Much like Thomas, it is the failings and weaknesses of Peter that makes him much easier for me to relate to than Jesus.

The Gospel passage for today, John 21:1-19, tells the story of Jesus cleaning the slate with Peter, leaving the church in his hands.  This in and of itself is monumental: Christ did not entrust his mission to someone who was perfect, someone who had never failed.  He left his church in the hands of someone who was flawed, just as we all are.

If ever we feel that we are unworthy, not good enough, not strong or smart enough, that we just don't measure up, we can perhaps be inspired by the story of Peter.  It reminds us that no one is beyond reprieve in the eyes of God.

Click here to download a podcast of my sermon for this week.

Sunday, April 7, 2013

One born every minute

I am probably not the only person who finds Jesus difficult to relate to.  The principle reason is that he was impossibly good.  I am touched by the Biblical stories of him expressing fear, anguish, sadness, even anger.  But he always knew the right answer, the right thing to say, and he always reacted with grace, confidence and patience to difficult situations.  Even bearing in mind that the Gospel authors may have been writing through rosy-coloured glasses, Jesus still comes out as a pretty class act.

The Apostles and early disciples are, in the other hand, people I can relate to: Peter's impulsiveness, Paul's ego, and particularly Thomas' doubt.

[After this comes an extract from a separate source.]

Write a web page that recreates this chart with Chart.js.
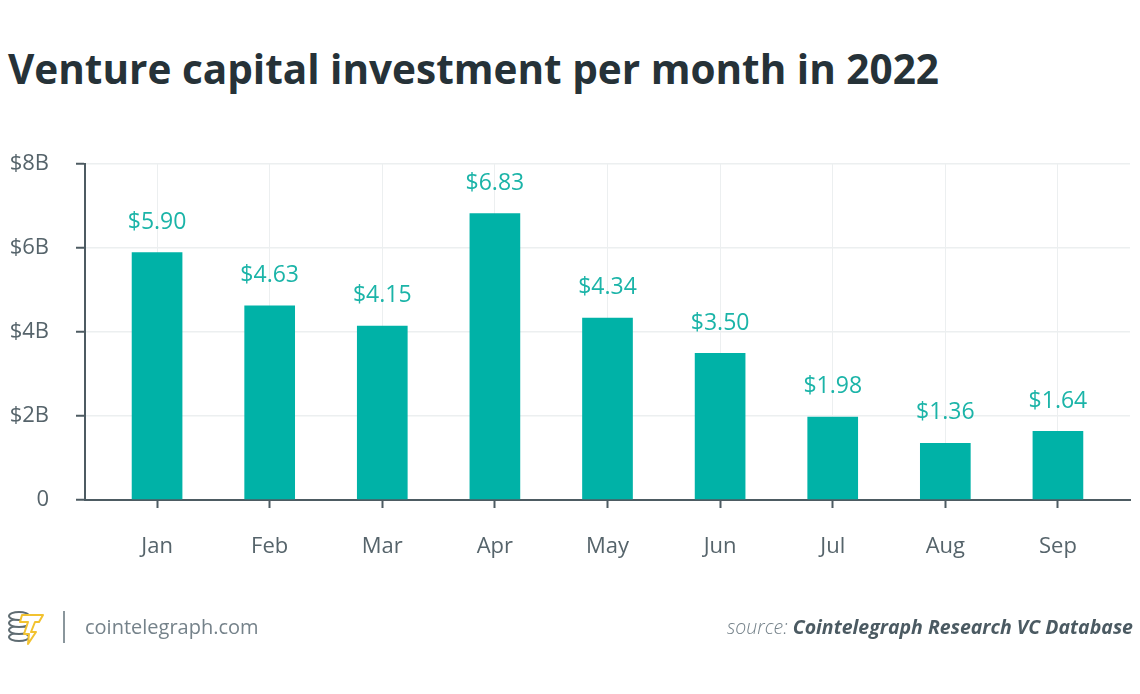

Some people cannot allow doubt.  This leads inevitably to fundamentalism, whether it be fundamentalist religion, politics or atheism.  A total lack of doubt means that we are unteachable and often leads to an inflexibility of thought that leads to dogma and an inability to accept that other people have different opinions than our own.

Doubt keeps us from being suckers, from falling prey to every scam out there.  Doubt is what fuels scientific progress as much as spiritual progress.  Doubt is a dissatisfaction with the way things are, and it encourages us to change and growth.

That being said, too much doubt is not a good thing.  Doubt in the face of overwhelming evidence (including the evidence of our own senses and experiences which science cannot account for) can blinker us as much as our rigid "certainty".

Far from being criticized for his doubt, Thomas is blessed for it because even though he doubted, he was willing to understand.

My sermon for this week was based on John 20:19-31.